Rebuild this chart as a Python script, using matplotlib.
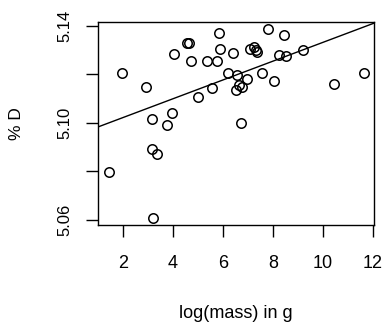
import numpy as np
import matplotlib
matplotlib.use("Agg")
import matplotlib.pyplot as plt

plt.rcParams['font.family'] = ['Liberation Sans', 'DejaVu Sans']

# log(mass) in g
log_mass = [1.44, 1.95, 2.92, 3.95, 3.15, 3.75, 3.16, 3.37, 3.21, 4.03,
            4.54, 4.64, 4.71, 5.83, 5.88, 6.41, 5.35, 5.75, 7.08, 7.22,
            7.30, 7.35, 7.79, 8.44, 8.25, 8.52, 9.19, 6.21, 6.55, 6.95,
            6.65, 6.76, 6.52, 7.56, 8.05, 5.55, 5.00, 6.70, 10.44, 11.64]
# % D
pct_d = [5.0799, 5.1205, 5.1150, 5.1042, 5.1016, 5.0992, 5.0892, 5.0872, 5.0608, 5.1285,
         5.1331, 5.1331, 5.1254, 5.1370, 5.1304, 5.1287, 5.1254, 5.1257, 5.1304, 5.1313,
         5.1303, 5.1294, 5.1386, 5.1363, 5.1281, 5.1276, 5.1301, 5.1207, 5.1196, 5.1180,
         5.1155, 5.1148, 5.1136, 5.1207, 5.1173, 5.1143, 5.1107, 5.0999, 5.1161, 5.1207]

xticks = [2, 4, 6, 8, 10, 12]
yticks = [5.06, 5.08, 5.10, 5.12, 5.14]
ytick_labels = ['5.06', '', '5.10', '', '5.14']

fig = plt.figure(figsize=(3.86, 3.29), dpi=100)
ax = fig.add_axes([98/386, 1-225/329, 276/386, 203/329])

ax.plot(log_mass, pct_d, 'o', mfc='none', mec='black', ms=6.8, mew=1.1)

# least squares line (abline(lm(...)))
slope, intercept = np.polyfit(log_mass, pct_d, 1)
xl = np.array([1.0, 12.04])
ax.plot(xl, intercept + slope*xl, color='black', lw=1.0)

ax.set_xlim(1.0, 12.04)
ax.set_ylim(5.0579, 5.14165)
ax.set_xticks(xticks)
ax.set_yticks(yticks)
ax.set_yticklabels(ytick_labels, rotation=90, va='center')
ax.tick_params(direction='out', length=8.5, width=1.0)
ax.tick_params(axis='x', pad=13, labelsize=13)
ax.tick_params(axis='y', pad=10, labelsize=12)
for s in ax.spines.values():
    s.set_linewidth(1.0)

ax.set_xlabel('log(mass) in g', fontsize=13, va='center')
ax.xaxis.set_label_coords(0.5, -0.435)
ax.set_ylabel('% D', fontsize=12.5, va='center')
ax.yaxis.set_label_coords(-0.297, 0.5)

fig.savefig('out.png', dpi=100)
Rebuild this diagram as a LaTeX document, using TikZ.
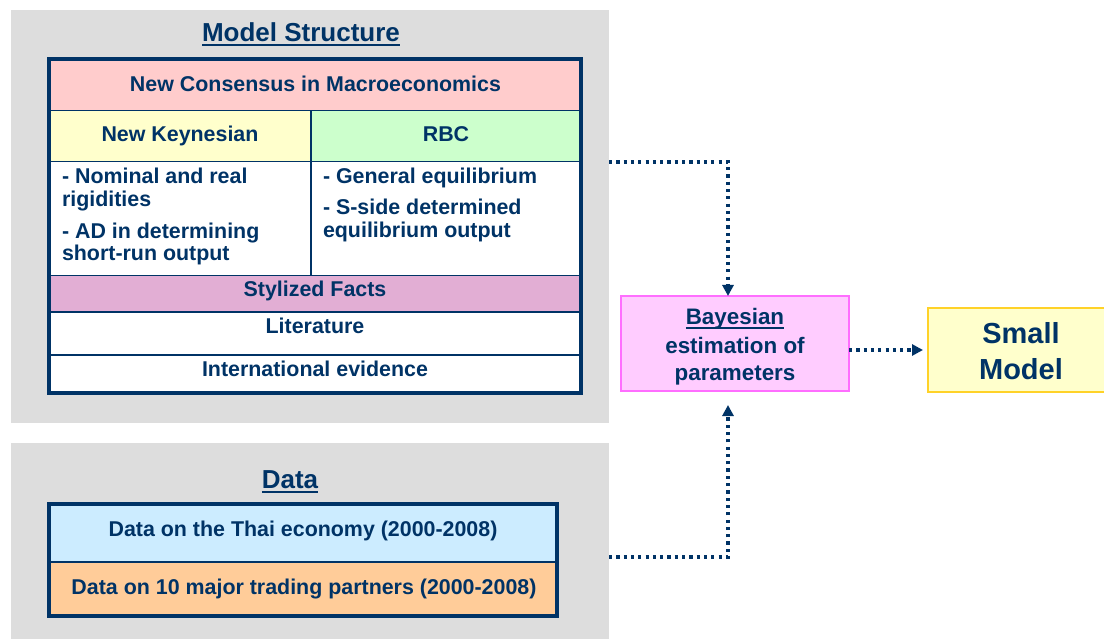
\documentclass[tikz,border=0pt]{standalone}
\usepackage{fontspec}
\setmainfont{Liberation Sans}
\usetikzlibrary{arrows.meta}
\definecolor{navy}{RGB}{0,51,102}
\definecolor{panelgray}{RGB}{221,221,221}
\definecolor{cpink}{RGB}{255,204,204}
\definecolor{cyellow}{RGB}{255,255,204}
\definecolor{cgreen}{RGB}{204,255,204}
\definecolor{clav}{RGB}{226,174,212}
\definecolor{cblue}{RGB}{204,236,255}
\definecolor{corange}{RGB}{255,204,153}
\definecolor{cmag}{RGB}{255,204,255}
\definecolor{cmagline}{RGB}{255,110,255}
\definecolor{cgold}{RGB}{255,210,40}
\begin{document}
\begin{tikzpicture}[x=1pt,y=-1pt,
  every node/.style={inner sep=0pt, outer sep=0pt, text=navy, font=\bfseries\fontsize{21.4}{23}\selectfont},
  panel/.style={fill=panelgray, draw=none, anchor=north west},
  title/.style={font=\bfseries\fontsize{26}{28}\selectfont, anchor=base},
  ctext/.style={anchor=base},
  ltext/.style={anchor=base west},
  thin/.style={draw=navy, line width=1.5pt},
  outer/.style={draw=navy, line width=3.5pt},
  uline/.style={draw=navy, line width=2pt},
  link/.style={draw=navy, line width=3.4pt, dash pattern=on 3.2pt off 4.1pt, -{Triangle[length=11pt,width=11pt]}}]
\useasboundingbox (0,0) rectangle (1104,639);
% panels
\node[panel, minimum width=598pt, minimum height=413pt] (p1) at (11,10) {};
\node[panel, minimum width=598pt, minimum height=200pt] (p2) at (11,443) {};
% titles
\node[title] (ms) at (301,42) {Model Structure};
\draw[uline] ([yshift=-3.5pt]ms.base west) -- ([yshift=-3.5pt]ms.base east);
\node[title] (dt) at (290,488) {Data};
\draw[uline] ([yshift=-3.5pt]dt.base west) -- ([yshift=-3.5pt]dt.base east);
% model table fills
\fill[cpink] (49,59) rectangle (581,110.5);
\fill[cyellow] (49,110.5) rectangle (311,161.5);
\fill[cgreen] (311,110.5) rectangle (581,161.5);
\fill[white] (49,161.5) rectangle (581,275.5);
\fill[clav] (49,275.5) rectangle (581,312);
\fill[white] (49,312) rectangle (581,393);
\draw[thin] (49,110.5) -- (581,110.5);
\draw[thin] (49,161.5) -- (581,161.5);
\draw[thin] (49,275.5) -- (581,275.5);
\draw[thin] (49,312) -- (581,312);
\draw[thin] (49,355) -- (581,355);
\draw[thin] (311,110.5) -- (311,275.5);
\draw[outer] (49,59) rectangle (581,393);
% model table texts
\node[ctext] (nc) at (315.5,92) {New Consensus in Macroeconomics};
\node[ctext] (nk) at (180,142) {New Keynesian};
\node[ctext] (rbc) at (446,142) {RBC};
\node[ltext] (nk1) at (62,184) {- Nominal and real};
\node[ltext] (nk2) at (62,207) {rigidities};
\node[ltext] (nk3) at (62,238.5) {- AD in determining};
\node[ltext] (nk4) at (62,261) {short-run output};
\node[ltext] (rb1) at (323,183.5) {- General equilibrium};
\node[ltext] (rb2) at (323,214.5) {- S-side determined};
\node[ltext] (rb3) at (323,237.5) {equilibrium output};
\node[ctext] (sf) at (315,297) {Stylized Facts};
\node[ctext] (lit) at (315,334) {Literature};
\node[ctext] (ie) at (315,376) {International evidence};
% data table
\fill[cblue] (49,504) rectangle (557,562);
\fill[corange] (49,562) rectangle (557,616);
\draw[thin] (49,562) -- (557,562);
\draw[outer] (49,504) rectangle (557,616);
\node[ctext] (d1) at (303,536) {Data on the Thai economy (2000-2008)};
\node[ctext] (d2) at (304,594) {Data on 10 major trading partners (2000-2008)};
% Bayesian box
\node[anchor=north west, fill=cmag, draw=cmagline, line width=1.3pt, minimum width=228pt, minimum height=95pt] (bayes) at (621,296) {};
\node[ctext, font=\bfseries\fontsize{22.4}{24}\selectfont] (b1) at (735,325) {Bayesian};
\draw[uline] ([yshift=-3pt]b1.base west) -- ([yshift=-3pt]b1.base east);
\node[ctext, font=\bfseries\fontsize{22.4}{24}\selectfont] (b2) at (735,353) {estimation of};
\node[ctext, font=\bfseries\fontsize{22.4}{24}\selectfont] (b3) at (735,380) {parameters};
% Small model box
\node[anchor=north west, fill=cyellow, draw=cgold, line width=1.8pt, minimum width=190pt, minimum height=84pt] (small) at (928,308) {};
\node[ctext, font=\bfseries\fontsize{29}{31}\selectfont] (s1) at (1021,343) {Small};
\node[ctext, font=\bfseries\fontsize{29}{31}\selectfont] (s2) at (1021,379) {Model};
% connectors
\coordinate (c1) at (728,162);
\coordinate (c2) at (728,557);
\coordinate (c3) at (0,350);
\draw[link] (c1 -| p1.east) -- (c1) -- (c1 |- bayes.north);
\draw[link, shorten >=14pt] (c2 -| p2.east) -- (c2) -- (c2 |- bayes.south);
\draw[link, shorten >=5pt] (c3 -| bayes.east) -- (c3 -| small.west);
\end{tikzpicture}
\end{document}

● ● ● ● ●

● What is needed
Nothing but the lines from the start of the records above through the line with "fig.savefig('out.png', dpi=100)" should be retyped, each exactly as written; leave out all pictures.

● Result for this task
Rebuild this chart as a Python script, using matplotlib.
import numpy as np
import matplotlib
matplotlib.use("Agg")
import matplotlib.pyplot as plt

plt.rcParams['font.family'] = ['Liberation Sans', 'DejaVu Sans']

# log(mass) in g
log_mass = [1.44, 1.95, 2.92, 3.95, 3.15, 3.75, 3.16, 3.37, 3.21, 4.03,
            4.54, 4.64, 4.71, 5.83, 5.88, 6.41, 5.35, 5.75, 7.08, 7.22,
            7.30, 7.35, 7.79, 8.44, 8.25, 8.52, 9.19, 6.21, 6.55, 6.95,
            6.65, 6.76, 6.52, 7.56, 8.05, 5.55, 5.00, 6.70, 10.44, 11.64]
# % D
pct_d = [5.0799, 5.1205, 5.1150, 5.1042, 5.1016, 5.0992, 5.0892, 5.0872, 5.0608, 5.1285,
         5.1331, 5.1331, 5.1254, 5.1370, 5.1304, 5.1287, 5.1254, 5.1257, 5.1304, 5.1313,
         5.1303, 5.1294, 5.1386, 5.1363, 5.1281, 5.1276, 5.1301, 5.1207, 5.1196, 5.1180,
         5.1155, 5.1148, 5.1136, 5.1207, 5.1173, 5.1143, 5.1107, 5.0999, 5.1161, 5.1207]

xticks = [2, 4, 6, 8, 10, 12]
yticks = [5.06, 5.08, 5.10, 5.12, 5.14]
ytick_labels = ['5.06', '', '5.10', '', '5.14']

fig = plt.figure(figsize=(3.86, 3.29), dpi=100)
ax = fig.add_axes([98/386, 1-225/329, 276/386, 203/329])

ax.plot(log_mass, pct_d, 'o', mfc='none', mec='black', ms=6.8, mew=1.1)

# least squares line (abline(lm(...)))
slope, intercept = np.polyfit(log_mass, pct_d, 1)
xl = np.array([1.0, 12.04])
ax.plot(xl, intercept + slope*xl, color='black', lw=1.0)

ax.set_xlim(1.0, 12.04)
ax.set_ylim(5.0579, 5.14165)
ax.set_xticks(xticks)
ax.set_yticks(yticks)
ax.set_yticklabels(ytick_labels, rotation=90, va='center')
ax.tick_params(direction='out', length=8.5, width=1.0)
ax.tick_params(axis='x', pad=13, labelsize=13)
ax.tick_params(axis='y', pad=10, labelsize=12)
for s in ax.spines.values():
    s.set_linewidth(1.0)

ax.set_xlabel('log(mass) in g', fontsize=13, va='center')
ax.xaxis.set_label_coords(0.5, -0.435)
ax.set_ylabel('% D', fontsize=12.5, va='center')
ax.yaxis.set_label_coords(-0.297, 0.5)

fig.savefig('out.png', dpi=100)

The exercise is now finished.